Find the string "Apache" in the records. Copy every line it appears in.

--------------------------------

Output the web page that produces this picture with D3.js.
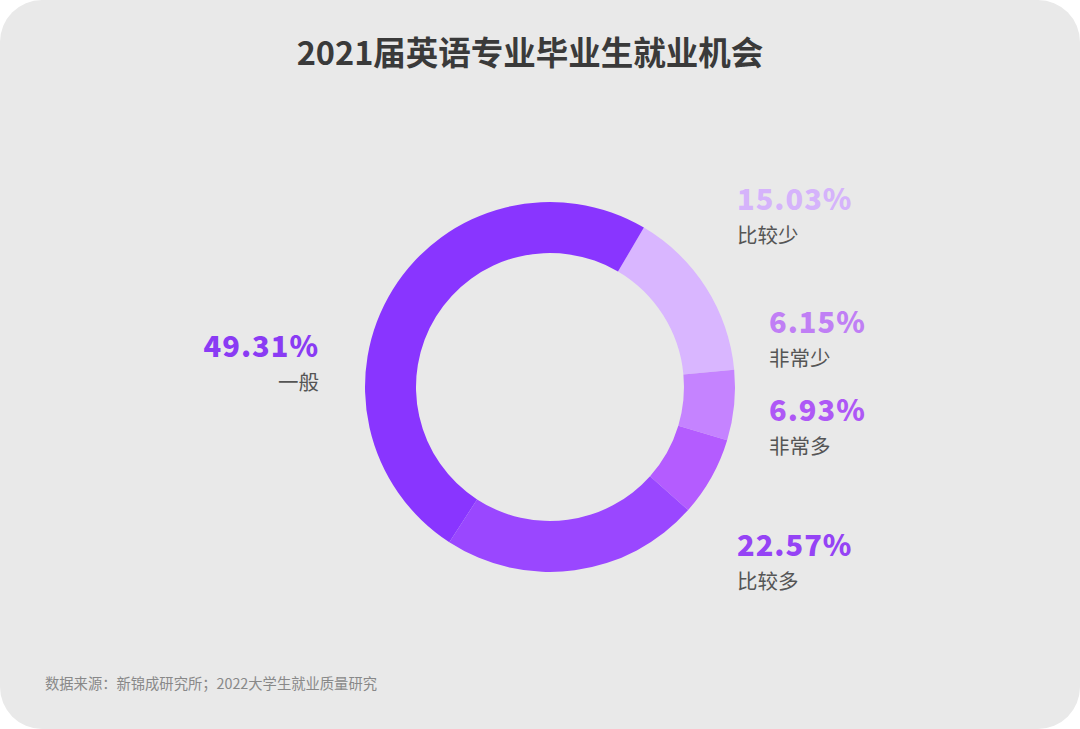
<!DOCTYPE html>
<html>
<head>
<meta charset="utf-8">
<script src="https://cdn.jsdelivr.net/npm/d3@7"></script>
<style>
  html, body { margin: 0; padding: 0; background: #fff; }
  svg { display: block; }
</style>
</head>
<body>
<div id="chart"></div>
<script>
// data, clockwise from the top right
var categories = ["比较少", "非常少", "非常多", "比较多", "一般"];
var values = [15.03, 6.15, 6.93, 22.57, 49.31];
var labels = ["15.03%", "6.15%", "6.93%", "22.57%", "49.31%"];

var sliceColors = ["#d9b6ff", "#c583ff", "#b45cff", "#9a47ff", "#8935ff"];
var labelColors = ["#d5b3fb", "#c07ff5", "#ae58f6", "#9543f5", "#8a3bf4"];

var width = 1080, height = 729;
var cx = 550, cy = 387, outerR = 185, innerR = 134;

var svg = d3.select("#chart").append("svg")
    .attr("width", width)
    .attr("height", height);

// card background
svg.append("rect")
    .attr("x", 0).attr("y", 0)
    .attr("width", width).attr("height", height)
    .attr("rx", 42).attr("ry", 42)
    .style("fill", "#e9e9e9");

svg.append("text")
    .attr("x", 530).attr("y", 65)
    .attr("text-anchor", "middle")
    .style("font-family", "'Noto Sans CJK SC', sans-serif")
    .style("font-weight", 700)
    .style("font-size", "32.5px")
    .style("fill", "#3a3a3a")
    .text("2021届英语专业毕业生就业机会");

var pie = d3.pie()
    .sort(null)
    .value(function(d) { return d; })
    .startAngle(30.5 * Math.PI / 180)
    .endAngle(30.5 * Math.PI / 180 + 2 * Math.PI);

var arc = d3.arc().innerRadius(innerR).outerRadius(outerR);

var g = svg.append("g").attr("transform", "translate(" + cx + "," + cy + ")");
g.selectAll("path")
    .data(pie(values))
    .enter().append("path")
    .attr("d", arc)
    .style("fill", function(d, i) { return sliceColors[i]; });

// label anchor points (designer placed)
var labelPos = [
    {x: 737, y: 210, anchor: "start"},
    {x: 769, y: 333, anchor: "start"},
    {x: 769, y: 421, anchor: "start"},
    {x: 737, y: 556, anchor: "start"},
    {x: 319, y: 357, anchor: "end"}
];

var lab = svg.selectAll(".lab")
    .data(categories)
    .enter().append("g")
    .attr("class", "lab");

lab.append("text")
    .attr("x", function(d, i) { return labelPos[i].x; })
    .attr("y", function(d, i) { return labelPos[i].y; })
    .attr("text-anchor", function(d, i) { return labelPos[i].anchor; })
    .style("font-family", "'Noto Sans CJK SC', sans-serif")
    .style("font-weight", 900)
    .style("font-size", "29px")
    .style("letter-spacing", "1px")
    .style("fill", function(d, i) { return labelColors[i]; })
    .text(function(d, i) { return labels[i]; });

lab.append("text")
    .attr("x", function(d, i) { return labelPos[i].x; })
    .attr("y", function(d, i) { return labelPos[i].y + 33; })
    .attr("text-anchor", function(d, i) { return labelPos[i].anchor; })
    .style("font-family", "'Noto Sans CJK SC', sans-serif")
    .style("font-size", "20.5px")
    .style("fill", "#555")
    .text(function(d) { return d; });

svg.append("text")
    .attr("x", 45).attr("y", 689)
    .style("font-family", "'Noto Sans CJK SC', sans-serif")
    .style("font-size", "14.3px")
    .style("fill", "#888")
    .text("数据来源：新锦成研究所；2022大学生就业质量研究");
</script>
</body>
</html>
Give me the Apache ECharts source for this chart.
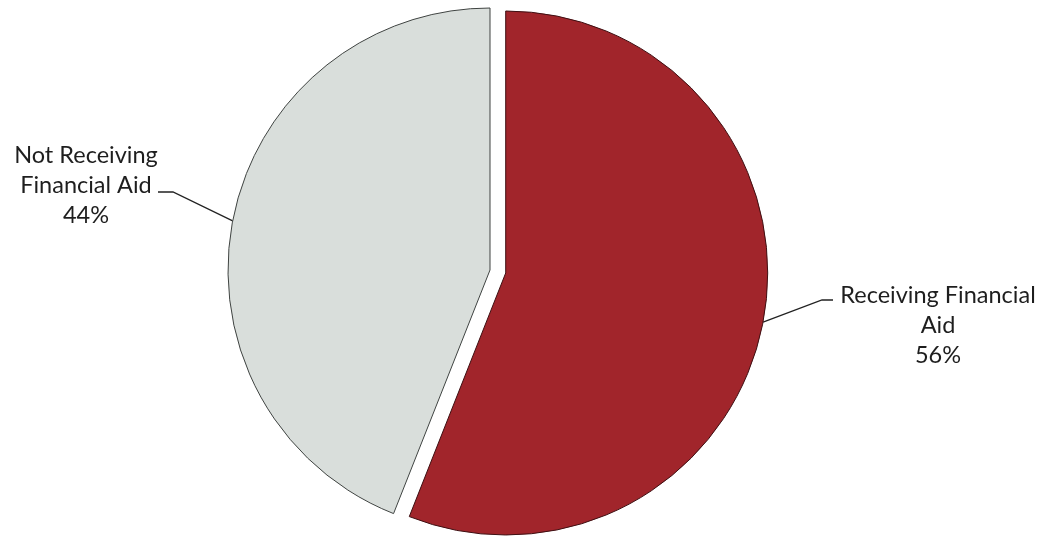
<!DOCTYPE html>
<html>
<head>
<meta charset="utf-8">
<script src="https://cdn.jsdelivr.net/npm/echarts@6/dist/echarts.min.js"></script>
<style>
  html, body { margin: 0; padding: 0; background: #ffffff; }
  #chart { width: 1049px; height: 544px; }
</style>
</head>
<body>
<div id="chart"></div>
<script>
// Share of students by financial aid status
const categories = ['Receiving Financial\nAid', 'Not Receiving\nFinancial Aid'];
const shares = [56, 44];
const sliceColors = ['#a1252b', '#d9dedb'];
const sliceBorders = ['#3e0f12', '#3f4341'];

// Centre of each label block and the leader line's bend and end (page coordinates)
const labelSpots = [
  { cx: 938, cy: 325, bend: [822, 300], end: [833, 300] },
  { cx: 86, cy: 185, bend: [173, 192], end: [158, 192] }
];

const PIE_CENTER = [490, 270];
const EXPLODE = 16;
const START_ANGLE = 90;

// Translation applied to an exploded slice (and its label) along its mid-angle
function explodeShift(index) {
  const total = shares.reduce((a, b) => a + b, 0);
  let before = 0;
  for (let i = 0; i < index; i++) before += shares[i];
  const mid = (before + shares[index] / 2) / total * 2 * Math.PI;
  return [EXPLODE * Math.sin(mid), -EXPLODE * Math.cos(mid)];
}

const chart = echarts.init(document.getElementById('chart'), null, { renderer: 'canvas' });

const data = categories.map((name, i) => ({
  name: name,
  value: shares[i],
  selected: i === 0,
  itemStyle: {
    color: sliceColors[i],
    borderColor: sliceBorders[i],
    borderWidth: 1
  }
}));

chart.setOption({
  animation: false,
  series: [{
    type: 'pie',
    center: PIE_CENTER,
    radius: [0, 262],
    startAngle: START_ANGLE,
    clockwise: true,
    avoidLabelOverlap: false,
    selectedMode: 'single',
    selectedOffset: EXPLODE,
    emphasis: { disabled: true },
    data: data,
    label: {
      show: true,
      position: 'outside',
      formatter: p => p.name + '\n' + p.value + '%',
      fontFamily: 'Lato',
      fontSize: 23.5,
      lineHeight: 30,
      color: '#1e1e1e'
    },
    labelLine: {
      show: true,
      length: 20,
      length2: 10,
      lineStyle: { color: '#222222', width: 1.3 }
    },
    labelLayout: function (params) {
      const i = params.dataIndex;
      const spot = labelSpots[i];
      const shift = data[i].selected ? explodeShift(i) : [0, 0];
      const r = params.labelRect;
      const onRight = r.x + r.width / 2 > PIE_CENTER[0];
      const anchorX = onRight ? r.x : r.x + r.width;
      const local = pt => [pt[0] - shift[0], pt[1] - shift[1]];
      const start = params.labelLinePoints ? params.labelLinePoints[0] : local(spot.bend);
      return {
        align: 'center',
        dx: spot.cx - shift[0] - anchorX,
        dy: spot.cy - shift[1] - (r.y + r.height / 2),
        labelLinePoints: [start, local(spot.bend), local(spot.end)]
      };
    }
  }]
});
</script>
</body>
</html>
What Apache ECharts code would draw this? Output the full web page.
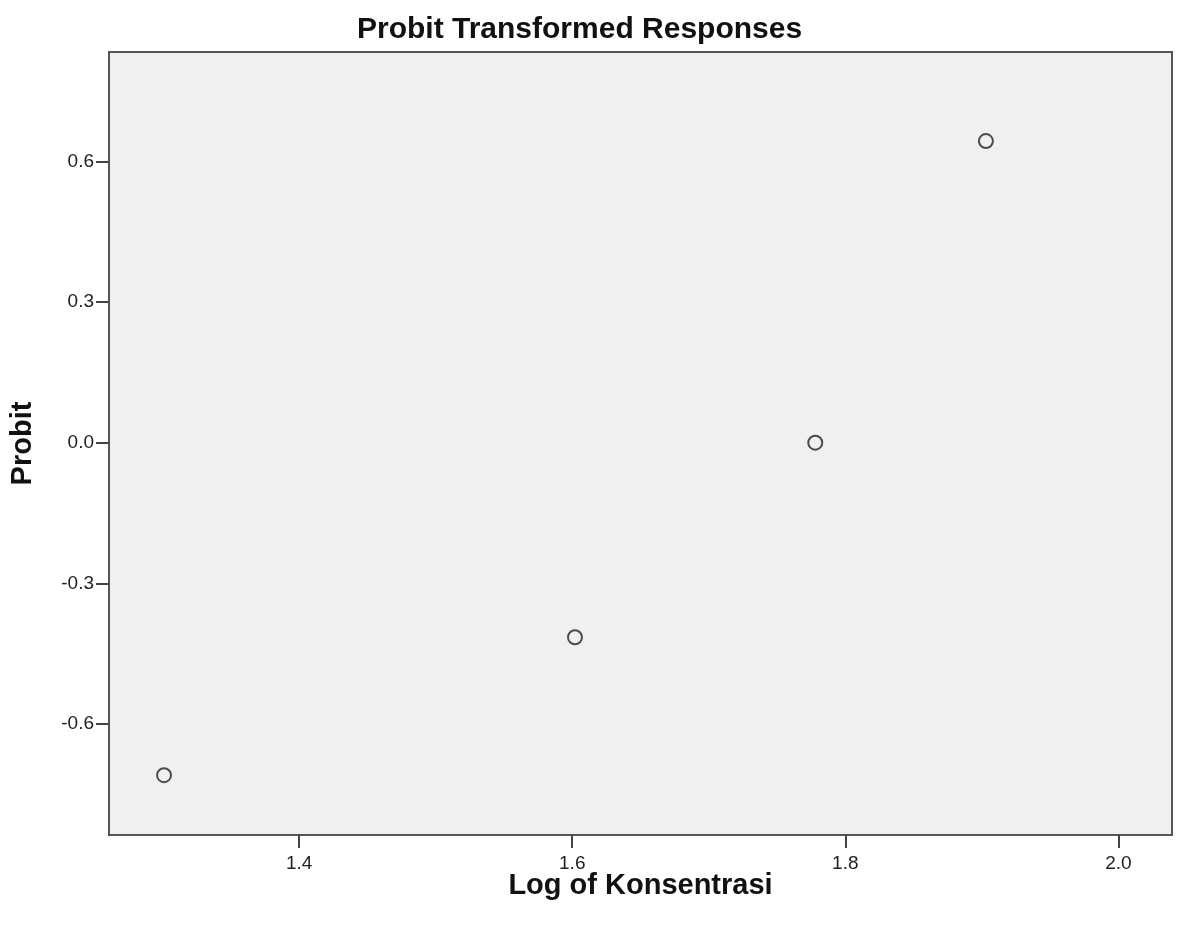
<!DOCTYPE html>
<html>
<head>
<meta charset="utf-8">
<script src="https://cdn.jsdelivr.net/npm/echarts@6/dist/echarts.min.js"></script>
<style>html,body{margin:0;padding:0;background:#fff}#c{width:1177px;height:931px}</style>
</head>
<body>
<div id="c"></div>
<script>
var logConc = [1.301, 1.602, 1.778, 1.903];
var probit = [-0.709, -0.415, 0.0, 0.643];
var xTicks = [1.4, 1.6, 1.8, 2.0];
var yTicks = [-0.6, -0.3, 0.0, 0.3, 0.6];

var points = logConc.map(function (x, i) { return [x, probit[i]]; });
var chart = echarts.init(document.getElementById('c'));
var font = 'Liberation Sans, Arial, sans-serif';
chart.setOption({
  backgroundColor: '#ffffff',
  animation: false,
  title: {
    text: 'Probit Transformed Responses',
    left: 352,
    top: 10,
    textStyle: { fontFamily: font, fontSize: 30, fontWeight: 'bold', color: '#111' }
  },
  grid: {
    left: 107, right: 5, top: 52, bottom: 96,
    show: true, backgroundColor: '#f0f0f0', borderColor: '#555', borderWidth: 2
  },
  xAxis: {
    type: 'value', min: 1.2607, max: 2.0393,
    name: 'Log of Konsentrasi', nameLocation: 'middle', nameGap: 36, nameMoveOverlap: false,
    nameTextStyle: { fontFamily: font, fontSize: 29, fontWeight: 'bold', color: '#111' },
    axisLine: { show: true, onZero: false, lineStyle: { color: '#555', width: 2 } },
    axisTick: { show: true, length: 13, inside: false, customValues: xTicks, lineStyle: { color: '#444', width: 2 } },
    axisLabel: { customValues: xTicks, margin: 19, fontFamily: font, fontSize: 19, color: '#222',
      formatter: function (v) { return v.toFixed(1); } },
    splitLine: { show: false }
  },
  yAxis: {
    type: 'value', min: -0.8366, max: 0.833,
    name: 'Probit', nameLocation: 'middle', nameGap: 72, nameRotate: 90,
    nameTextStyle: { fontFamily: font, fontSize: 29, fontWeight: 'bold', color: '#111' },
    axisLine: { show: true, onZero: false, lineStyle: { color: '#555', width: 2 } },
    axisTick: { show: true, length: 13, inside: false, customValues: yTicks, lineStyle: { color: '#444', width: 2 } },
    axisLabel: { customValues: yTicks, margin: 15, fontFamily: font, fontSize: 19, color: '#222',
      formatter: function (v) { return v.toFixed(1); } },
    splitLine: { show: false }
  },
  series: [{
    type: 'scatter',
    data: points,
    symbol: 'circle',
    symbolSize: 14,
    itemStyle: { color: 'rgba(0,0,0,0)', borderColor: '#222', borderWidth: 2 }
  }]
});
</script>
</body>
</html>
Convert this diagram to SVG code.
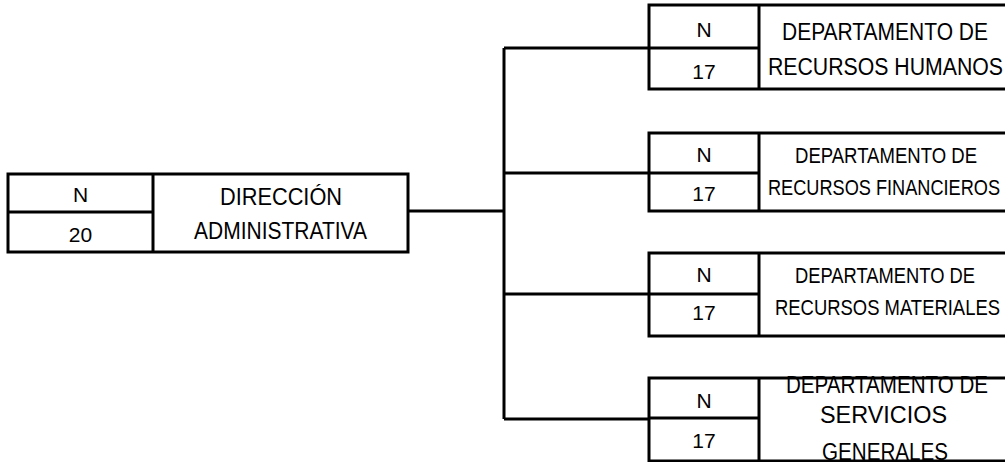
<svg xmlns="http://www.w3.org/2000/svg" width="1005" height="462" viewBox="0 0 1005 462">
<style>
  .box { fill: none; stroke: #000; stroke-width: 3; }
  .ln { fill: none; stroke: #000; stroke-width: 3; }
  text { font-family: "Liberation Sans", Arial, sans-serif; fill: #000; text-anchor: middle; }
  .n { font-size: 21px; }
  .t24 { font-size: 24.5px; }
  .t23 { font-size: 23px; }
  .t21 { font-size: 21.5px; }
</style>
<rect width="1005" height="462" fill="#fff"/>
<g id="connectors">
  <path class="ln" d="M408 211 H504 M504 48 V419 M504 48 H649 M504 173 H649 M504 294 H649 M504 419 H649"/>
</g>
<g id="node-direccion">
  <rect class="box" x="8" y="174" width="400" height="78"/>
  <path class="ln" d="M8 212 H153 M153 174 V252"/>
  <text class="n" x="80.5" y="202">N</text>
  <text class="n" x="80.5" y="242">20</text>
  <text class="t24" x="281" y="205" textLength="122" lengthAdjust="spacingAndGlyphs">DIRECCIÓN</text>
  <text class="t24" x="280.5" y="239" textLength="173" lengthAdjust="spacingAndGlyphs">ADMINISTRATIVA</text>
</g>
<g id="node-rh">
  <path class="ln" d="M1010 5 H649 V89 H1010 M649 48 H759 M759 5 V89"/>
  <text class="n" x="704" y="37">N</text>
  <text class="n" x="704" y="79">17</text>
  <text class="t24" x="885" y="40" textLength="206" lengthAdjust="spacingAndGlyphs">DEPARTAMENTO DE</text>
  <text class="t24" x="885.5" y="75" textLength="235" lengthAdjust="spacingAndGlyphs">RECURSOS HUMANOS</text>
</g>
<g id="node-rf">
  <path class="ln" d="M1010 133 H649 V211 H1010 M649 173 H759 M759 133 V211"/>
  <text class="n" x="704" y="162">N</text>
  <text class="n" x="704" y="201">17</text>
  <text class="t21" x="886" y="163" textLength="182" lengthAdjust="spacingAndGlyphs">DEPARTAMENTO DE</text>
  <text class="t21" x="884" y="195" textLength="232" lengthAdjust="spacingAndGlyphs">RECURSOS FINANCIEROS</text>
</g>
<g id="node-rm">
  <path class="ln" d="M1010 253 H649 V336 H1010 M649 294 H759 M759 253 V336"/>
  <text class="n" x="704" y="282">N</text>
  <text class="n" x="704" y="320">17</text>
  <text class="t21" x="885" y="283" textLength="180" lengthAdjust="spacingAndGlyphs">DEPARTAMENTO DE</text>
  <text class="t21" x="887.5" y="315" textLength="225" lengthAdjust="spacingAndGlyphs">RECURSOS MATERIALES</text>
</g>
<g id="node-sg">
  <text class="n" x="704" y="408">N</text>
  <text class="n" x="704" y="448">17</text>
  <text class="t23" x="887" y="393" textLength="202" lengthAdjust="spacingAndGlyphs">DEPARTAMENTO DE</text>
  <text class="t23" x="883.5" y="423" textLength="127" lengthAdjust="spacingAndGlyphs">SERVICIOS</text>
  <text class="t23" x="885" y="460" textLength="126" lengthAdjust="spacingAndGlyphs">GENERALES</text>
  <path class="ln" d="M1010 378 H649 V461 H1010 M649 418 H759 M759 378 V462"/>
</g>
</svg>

--------------------------------

Full answer |
Give me the Apache ECharts source for this chart.
What Apache ECharts code would draw this? Output the full web page.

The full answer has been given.